Welcome to snaggletooth’s online zine! We’re so glad that you’re here. We are really proud of the work featured in this issue, and we are honored to serve as a home for so many talented student artists.
This past year has been unlike any other. The pandemic has forced us to distance ourselves from our loved ones and each other. Many of us have felt the loss of a life during this year; all of us have felt the loss of hundreds of thousands of lives. The disproportionate number of COVID-related deaths among BIPOC populations, the surge in anti-Asian hate crimes, and the Black Lives Matter protests of last summer and fall have shined a critical spotlight on the historical & ongoing racism, colonialism, imperialism, and violence that shape and threaten the lives of so many. The reality that police officers across the U.S. murdered several other children and people of color in the same week that George Floyd’s killer was convicted makes it brutally clear that total abolition at the local, national, and global scale is the only imaginable future in which justice is realized.
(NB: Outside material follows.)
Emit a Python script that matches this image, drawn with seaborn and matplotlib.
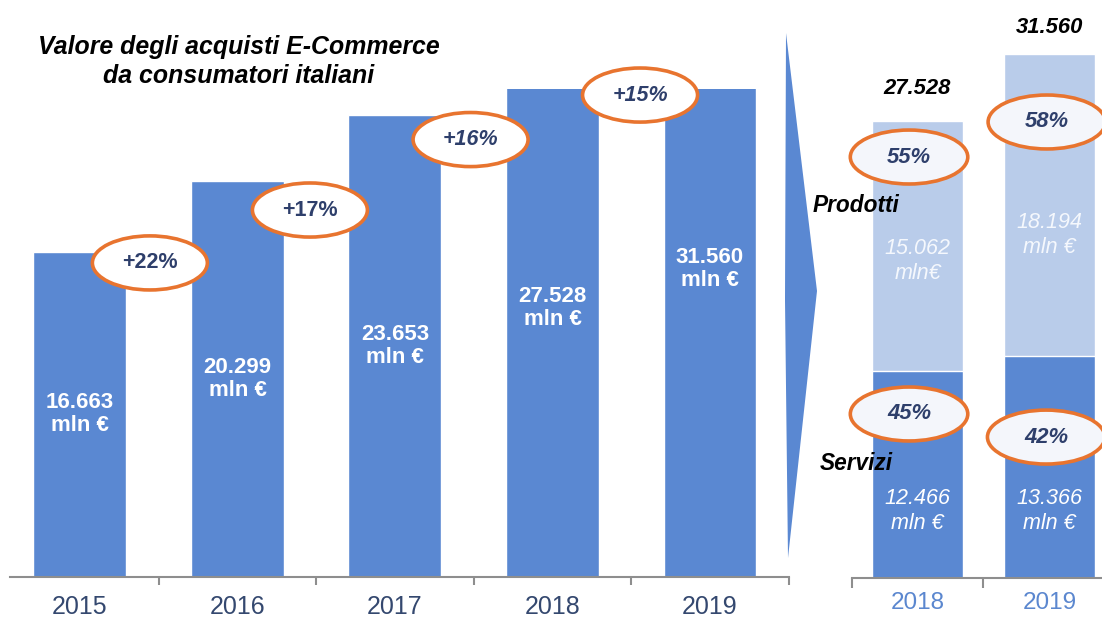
import numpy as np
import matplotlib
matplotlib.use("Agg")
import matplotlib.pyplot as plt
from matplotlib.patches import Ellipse, Polygon
import seaborn as sns

# ---- data (values in thousands of mln €) ----
years = ["2015", "2016", "2017", "2018", "2019"]
totals = [16.663, 20.299, 23.653, 27.528, 31.560]
growth = ["+22%", "+17%", "+16%", "+15%"]

split_years = ["2018", "2019"]
servizi = [12.466, 13.366]
prodotti = [15.062, 18.194]
share_prodotti = ["55%", "58%"]
share_servizi = ["45%", "42%"]
prodotti_unit = ["mln€", "mln €"]
servizi_unit = ["mln €", "mln €"]

# ---- style ----
BLUE = "#5A88D2"
LIGHT = "#B9CCEA"
NAVY = "#2E3F6B"
YEAR_NAVY = "#34486F"
YEAR_BLUE = "#5B87CF"
ORANGE = "#E8742F"
GREY = "#8E8E8E"

sns.set_style("white")
plt.rcParams["font.family"] = ["Liberation Sans", "DejaVu Sans"]

W, H = 1102, 618
fig = plt.figure(figsize=(W / 100, H / 100), dpi=100)


def fx(px):
    return px / W


def fy(py):
    return 1 - py / H


# ---- left panel: yearly totals ----
ax1 = fig.add_axes([fx(10), fy(577), (788.75 - 10) / W, (577 - 89) / H])
sns.barplot(x=years, y=totals, color=BLUE, saturation=1, width=0.59,
            errorbar=None, ax=ax1)
ax1.set_xlim(-0.444, 4.5)
ax1.set_ylim(0, 25.0)
ax1.set_xlabel("")
ax1.set_ylabel("")
ax1.set_yticks([])
for s in ("top", "right", "left"):
    ax1.spines[s].set_visible(False)
ax1.spines["bottom"].set_color(GREY)
ax1.spines["bottom"].set_linewidth(1.5)
ax1.set_xticks(range(len(years)))
ax1.set_xticklabels(years, fontsize=18, color=YEAR_NAVY)
ax1.tick_params(axis="x", which="major", length=0, pad=13)
ax1.set_xticks(np.arange(0.5, len(years), 1), minor=True)
ax1.tick_params(axis="x", which="minor", bottom=True, length=6, width=1.5,
                color=GREY, direction="out")

for i, v in enumerate(totals):
    ax1.text(i, v / 2, f"{v:.3f}\nmln €", ha="center", va="center",
             color="white", fontsize=16, fontweight="bold", linespacing=1.12,
             zorder=4)

growth_pos = [(0.444, 16.09), (1.46, 18.8), (2.48, 22.41), (3.556, 24.69)]
growth_italic = [False, False, True, True]
for lab, (gx, gy), it in zip(growth, growth_pos, growth_italic):
    ax1.add_patch(Ellipse((gx, gy), width=0.73, height=2.77, facecolor="white",
                          edgecolor=ORANGE, linewidth=2.6, clip_on=False,
                          zorder=5))
    ax1.text(gx, gy, lab, ha="center", va="center", color=NAVY, fontsize=15.5,
             fontweight="bold", fontstyle="italic" if it else "normal",
             zorder=6, clip_on=False)

# ---- arrow between panels ----
arrow_px = [(786, 33), (817, 291), (788, 558), (785, 300)]
fig.add_artist(Polygon([(fx(x), fy(y)) for x, y in arrow_px], closed=True,
                       facecolor=BLUE, edgecolor="none",
                       transform=fig.transFigure))

# ---- right panel: split Prodotti / Servizi ----
ax2 = fig.add_axes([fx(851.5), fy(578), (W - 851.5) / W, 578 / H])
stack_tot = [s + p for s, p in zip(servizi, prodotti)]
sns.barplot(x=split_years, y=stack_tot, color=LIGHT, saturation=1, width=0.69,
            errorbar=None, ax=ax2)
sns.barplot(x=split_years, y=servizi, color=BLUE, saturation=1, width=0.69,
            errorbar=None, ax=ax2)
ax2.set_xlim(-0.5, 1.398)
ax2.set_ylim(0, 578 / 16.6)
ax2.set_xlabel("")
ax2.set_ylabel("")
ax2.set_yticks([])
for s in ("top", "right", "left"):
    ax2.spines[s].set_visible(False)
ax2.spines["bottom"].set_color(GREY)
ax2.spines["bottom"].set_linewidth(1.5)
ax2.set_xticks(range(len(split_years)))
ax2.set_xticklabels(split_years, fontsize=17.5, color=YEAR_BLUE)
ax2.tick_params(axis="x", which="major", length=0, pad=10)
ax2.set_xticks([-0.5, 0.5], minor=True)
ax2.tick_params(axis="x", which="minor", bottom=True, length=7, width=1.5,
                color=GREY, direction="out")

total_off_px = [33, 27]
for i, (t, off) in enumerate(zip(stack_tot, total_off_px)):
    ax2.annotate(f"{t:.3f}", (i, t), xytext=(0, off * 0.72),
                 textcoords="offset points", ha="center", va="center",
                 fontsize=15.8, fontweight="bold", fontstyle="italic",
                 color="black", annotation_clip=False)

prod_label_y = [19.1, 20.66]
serv_label_y = [4.04, 4.04]
for i in range(len(split_years)):
    ax2.text(i, prod_label_y[i], f"{prodotti[i]:.3f}\n{prodotti_unit[i]}",
             ha="center", va="center", color="#F5F8FD", fontsize=15.5,
             fontstyle="italic", linespacing=1.25, zorder=4)
    ax2.text(i, serv_label_y[i], f"{servizi[i]:.3f}\n{servizi_unit[i]}",
             ha="center", va="center", color="white", fontsize=15.5,
             fontstyle="italic", linespacing=1.25, zorder=4)

share_pos_p = [(-0.064, 25.36), (0.98, 27.47)]
share_pos_s = [(-0.064, 9.88), (0.975, 8.49)]
for labs, poss in ((share_prodotti, share_pos_p), (share_servizi, share_pos_s)):
    for lab, (sx, sy) in zip(labs, poss):
        ax2.add_patch(Ellipse((sx, sy), width=0.89, height=3.25,
                              facecolor="#F4F6FB", edgecolor=ORANGE,
                              linewidth=2.6, clip_on=False, zorder=5))
        ax2.text(sx, sy, lab, ha="center", va="center", color=NAVY,
                 fontsize=15.8, fontweight="bold", fontstyle="italic",
                 zorder=6, clip_on=False)

fig.text(fx(813), fy(205), "Prodotti", ha="left", va="center", fontsize=16.3,
         fontweight="bold", fontstyle="italic", color="black", zorder=7)
fig.text(fx(820), fy(463), "Servizi", ha="left", va="center", fontsize=16.3,
         fontweight="bold", fontstyle="italic", color="black", zorder=7)

# ---- title ----
fig.text(fx(239), fy(47), "Valore degli acquisti E-Commerce", ha="center",
         va="center", fontsize=17.9, fontweight="bold", fontstyle="italic",
         color="black")
fig.text(fx(239), fy(76), "da consumatori italiani", ha="center",
         va="center", fontsize=17.9, fontweight="bold", fontstyle="italic",
         color="black")

fig.savefig("out.png", dpi=100)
We had originally planned to release an issue in June of 2020, but decided to delay our publication date as we did not want our release of virtual content to detract from the vital discourse & action that was taking place online and in the streets. We have taken the opportunity to spend the past year rethinking what snaggletooth is and what it can do. Sticking with our plan to release a virtual issue during a pandemic, we’ve used this platform to elevate the magazine, including audio and video content that would have otherwise been excluded. We hope to continue to expand in this way as snaggletooth grows deeper roots in the Bates and Lewiston community. In attempts to shrink the distance between us, moving away from estrangement and towards community, we’ve sought to craft our 2021 issue as a virtual space to celebrate art and pool intellectual, creative, and financial resources to imagine a more resilient community. With this in mind, we are requesting a suggested donation of $5 - $15 dollars for this zine to one of the three organizations listed below. We have selected the following funds for their roles in promoting justice, creativity, and physical, social, and emotional resilience in both our local community and the wider arts community.
LA Arts: The arts agency for the cities of Lewiston and Auburn. They coordinate arts events, opportunities, partnerships, local economies, and community spaces. Support them here.
The Somali Bantu Community Association: An immigrant services organization providing important transitional, advocacy, food access, and healing services to refugees and other new Mainers. Support them here.
Shade Literary Arts: A literary organization for queer writers of color. In addition to publishing The Shade Journal, Shade Literary Arts distributes funds to queer writers of color across the world. Support them here.
By reading each other’s words, sharing in each other’s art, and participating in mutual aid, we can hopefully make a commitment to mutual survival, creativity, and liberation. 2020 and 2021 have been inexplicably devastating and world-changing for so many people. We hope that the art in this zine can provide you with some much-needed hope, joy, and clarity.